Meanwhile, White House spokesman Robert Gibbs said that the administration has set a March 18 goal to get legislation moving on Capitol Hill.
Later, Pelosi said that most members already know the main tenets of the bill, but that nothing would be official until the CBO weighs in. “They want to see what actually is (in) the product,” she said. “I feel very confident in how we move forward.”
In what has amounted to a procedural muddle, one process for moving forward has taken center stage. The House would need to pass the Senate's bill first, then quickly pass a second bill that would contain a number of House-backed fixes. That second package would likely be done using a budgetary measure known as reconciliation, which allows a bill to pass the Senate on a majority vote.

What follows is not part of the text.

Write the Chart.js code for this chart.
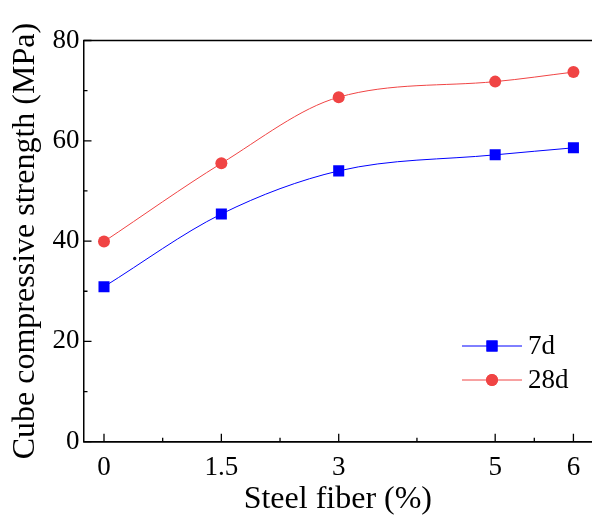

The so-called “sidecar” bill would contain measures to expand the affordability of coverage to the middle class, drop targeted earmarks that were written into the Senate's bill, close the Medicare “doughnut hole” and alter a tax on high-valued health insurance plans, Pelosi said.
Still, Democratic leaders on both sides of Capitol Hill face a heavy lift in rallying their members to pass a reform package. In the House, where a sizable number of Democrats have said that they do not like the Senate's version, many have expressed uncertainty about their vote.
Long-simmering issues over abortion and immigration have also created an intraparty rift that has again threatened to scuttle the bill altogether.